Problem description: The records underneath are to be repeated exactly, with the pictures left out.

Exercise material:
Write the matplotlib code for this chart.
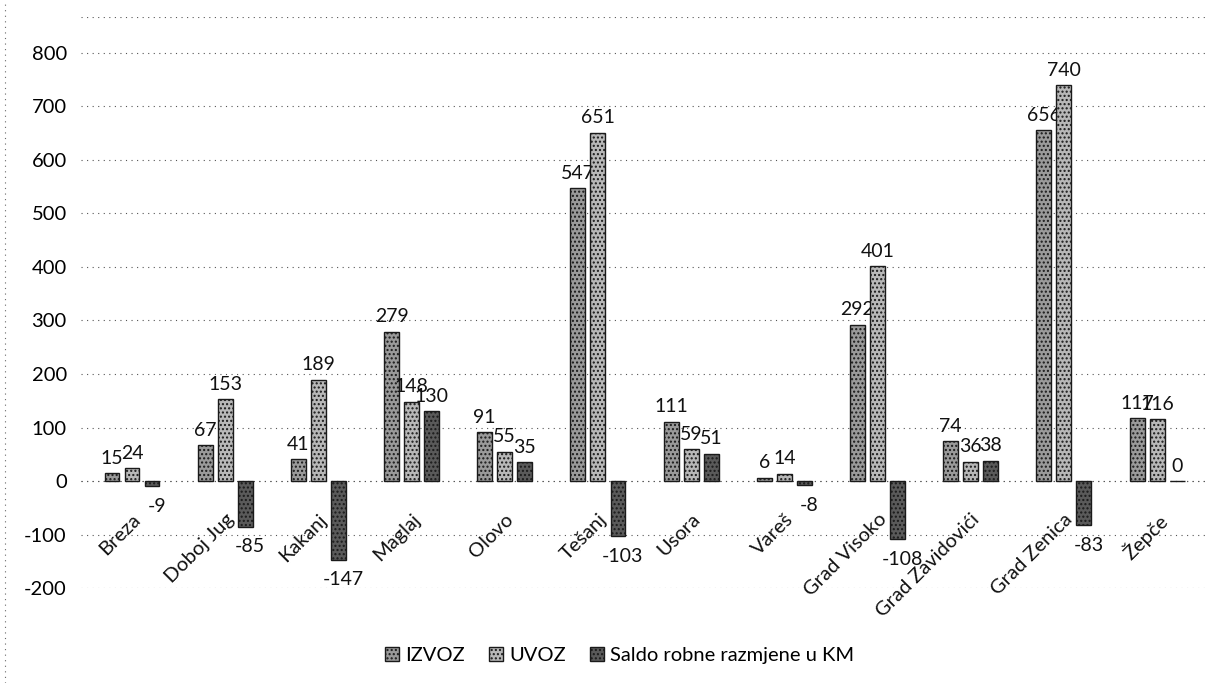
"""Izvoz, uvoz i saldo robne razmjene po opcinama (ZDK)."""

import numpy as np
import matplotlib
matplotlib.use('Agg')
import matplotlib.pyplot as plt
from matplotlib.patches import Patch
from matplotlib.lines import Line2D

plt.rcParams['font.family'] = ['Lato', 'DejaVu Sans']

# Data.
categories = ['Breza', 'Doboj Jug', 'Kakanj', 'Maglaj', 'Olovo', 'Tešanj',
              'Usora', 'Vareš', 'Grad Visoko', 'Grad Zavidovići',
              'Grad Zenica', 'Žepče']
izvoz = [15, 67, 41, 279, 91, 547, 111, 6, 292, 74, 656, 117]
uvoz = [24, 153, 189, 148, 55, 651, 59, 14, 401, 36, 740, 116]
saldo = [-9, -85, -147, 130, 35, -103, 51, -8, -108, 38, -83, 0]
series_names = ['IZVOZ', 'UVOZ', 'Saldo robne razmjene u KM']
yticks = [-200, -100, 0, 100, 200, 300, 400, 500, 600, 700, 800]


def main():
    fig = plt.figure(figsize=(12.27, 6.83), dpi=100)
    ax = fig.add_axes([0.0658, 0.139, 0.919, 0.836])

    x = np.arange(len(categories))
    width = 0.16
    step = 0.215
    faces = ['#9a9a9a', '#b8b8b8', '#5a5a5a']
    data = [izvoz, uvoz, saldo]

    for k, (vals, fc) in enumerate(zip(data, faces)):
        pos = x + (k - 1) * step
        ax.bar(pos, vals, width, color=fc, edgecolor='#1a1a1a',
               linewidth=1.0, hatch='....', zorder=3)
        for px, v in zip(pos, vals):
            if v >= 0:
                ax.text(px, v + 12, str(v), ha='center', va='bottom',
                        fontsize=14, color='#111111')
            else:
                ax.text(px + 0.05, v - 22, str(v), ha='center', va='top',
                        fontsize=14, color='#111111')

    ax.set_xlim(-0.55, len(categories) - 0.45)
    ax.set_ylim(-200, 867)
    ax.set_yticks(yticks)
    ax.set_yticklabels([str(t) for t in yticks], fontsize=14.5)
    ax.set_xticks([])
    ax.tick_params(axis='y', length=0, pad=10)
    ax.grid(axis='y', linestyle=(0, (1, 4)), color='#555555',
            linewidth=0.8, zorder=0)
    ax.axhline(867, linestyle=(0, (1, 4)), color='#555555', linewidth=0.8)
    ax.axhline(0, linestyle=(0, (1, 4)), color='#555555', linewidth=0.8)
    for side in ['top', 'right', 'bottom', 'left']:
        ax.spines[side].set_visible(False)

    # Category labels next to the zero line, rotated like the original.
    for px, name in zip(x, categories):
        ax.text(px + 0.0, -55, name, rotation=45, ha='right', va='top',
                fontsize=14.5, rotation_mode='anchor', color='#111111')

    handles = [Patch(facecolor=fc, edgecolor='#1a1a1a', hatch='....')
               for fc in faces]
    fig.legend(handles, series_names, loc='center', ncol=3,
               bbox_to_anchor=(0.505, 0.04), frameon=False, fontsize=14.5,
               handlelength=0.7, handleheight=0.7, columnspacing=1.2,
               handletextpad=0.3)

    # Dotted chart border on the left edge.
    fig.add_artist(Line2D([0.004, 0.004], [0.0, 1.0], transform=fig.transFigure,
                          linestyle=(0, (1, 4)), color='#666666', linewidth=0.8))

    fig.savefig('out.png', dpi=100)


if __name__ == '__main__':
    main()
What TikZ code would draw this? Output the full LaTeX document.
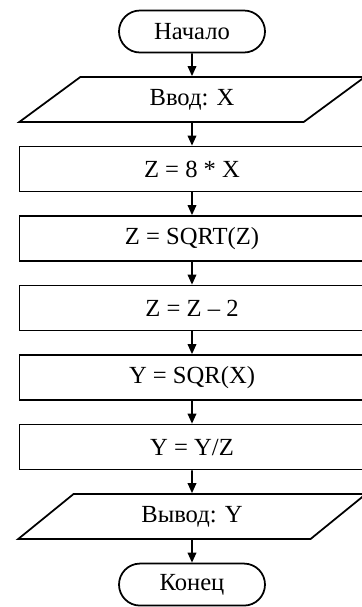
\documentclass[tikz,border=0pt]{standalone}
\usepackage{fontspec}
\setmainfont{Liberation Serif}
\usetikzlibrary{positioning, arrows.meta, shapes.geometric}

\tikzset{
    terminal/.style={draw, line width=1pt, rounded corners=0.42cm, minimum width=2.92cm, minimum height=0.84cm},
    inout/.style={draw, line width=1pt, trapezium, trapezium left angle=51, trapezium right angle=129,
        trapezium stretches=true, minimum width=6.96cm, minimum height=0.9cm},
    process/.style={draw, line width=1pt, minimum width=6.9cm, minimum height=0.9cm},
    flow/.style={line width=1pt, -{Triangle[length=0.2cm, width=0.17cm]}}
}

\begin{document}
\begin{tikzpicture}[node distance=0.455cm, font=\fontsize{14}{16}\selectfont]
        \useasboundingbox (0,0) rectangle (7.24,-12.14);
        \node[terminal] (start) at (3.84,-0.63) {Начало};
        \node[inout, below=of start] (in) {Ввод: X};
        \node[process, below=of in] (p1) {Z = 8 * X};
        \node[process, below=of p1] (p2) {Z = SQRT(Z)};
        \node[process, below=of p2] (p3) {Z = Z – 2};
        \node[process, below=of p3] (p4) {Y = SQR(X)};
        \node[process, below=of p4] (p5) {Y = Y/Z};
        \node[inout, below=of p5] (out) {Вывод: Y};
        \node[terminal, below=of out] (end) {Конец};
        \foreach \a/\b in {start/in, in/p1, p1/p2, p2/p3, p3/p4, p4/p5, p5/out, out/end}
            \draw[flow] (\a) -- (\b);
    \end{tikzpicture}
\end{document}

Reply to the task:
Write the matplotlib code for this chart.
"""Izvoz, uvoz i saldo robne razmjene po opcinama (ZDK)."""

import numpy as np
import matplotlib
matplotlib.use('Agg')
import matplotlib.pyplot as plt
from matplotlib.patches import Patch
from matplotlib.lines import Line2D

plt.rcParams['font.family'] = ['Lato', 'DejaVu Sans']

# Data.
categories = ['Breza', 'Doboj Jug', 'Kakanj', 'Maglaj', 'Olovo', 'Tešanj',
              'Usora', 'Vareš', 'Grad Visoko', 'Grad Zavidovići',
              'Grad Zenica', 'Žepče']
izvoz = [15, 67, 41, 279, 91, 547, 111, 6, 292, 74, 656, 117]
uvoz = [24, 153, 189, 148, 55, 651, 59, 14, 401, 36, 740, 116]
saldo = [-9, -85, -147, 130, 35, -103, 51, -8, -108, 38, -83, 0]
series_names = ['IZVOZ', 'UVOZ', 'Saldo robne razmjene u KM']
yticks = [-200, -100, 0, 100, 200, 300, 400, 500, 600, 700, 800]


def main():
    fig = plt.figure(figsize=(12.27, 6.83), dpi=100)
    ax = fig.add_axes([0.0658, 0.139, 0.919, 0.836])

    x = np.arange(len(categories))
    width = 0.16
    step = 0.215
    faces = ['#9a9a9a', '#b8b8b8', '#5a5a5a']
    data = [izvoz, uvoz, saldo]

    for k, (vals, fc) in enumerate(zip(data, faces)):
        pos = x + (k - 1) * step
        ax.bar(pos, vals, width, color=fc, edgecolor='#1a1a1a',
               linewidth=1.0, hatch='....', zorder=3)
        for px, v in zip(pos, vals):
            if v >= 0:
                ax.text(px, v + 12, str(v), ha='center', va='bottom',
                        fontsize=14, color='#111111')
            else:
                ax.text(px + 0.05, v - 22, str(v), ha='center', va='top',
                        fontsize=14, color='#111111')

    ax.set_xlim(-0.55, len(categories) - 0.45)
    ax.set_ylim(-200, 867)
    ax.set_yticks(yticks)
    ax.set_yticklabels([str(t) for t in yticks], fontsize=14.5)
    ax.set_xticks([])
    ax.tick_params(axis='y', length=0, pad=10)
    ax.grid(axis='y', linestyle=(0, (1, 4)), color='#555555',
            linewidth=0.8, zorder=0)
    ax.axhline(867, linestyle=(0, (1, 4)), color='#555555', linewidth=0.8)
    ax.axhline(0, linestyle=(0, (1, 4)), color='#555555', linewidth=0.8)
    for side in ['top', 'right', 'bottom', 'left']:
        ax.spines[side].set_visible(False)

    # Category labels next to the zero line, rotated like the original.
    for px, name in zip(x, categories):
        ax.text(px + 0.0, -55, name, rotation=45, ha='right', va='top',
                fontsize=14.5, rotation_mode='anchor', color='#111111')

    handles = [Patch(facecolor=fc, edgecolor='#1a1a1a', hatch='....')
               for fc in faces]
    fig.legend(handles, series_names, loc='center', ncol=3,
               bbox_to_anchor=(0.505, 0.04), frameon=False, fontsize=14.5,
               handlelength=0.7, handleheight=0.7, columnspacing=1.2,
               handletextpad=0.3)

    # Dotted chart border on the left edge.
    fig.add_artist(Line2D([0.004, 0.004], [0.0, 1.0], transform=fig.transFigure,
                          linestyle=(0, (1, 4)), color='#666666', linewidth=0.8))

    fig.savefig('out.png', dpi=100)


if __name__ == '__main__':
    main()
What TikZ code would draw this? Output the full LaTeX document.
\documentclass[tikz,border=0pt]{standalone}
\usepackage{fontspec}
\setmainfont{Liberation Serif}
\usetikzlibrary{positioning, arrows.meta, shapes.geometric}

\tikzset{
    terminal/.style={draw, line width=1pt, rounded corners=0.42cm, minimum width=2.92cm, minimum height=0.84cm},
    inout/.style={draw, line width=1pt, trapezium, trapezium left angle=51, trapezium right angle=129,
        trapezium stretches=true, minimum width=6.96cm, minimum height=0.9cm},
    process/.style={draw, line width=1pt, minimum width=6.9cm, minimum height=0.9cm},
    flow/.style={line width=1pt, -{Triangle[length=0.2cm, width=0.17cm]}}
}

\begin{document}
\begin{tikzpicture}[node distance=0.455cm, font=\fontsize{14}{16}\selectfont]
        \useasboundingbox (0,0) rectangle (7.24,-12.14);
        \node[terminal] (start) at (3.84,-0.63) {Начало};
        \node[inout, below=of start] (in) {Ввод: X};
        \node[process, below=of in] (p1) {Z = 8 * X};
        \node[process, below=of p1] (p2) {Z = SQRT(Z)};
        \node[process, below=of p2] (p3) {Z = Z – 2};
        \node[process, below=of p3] (p4) {Y = SQR(X)};
        \node[process, below=of p4] (p5) {Y = Y/Z};
        \node[inout, below=of p5] (out) {Вывод: Y};
        \node[terminal, below=of out] (end) {Конец};
        \foreach \a/\b in {start/in, in/p1, p1/p2, p2/p3, p3/p4, p4/p5, p5/out, out/end}
            \draw[flow] (\a) -- (\b);
    \end{tikzpicture}
\end{document}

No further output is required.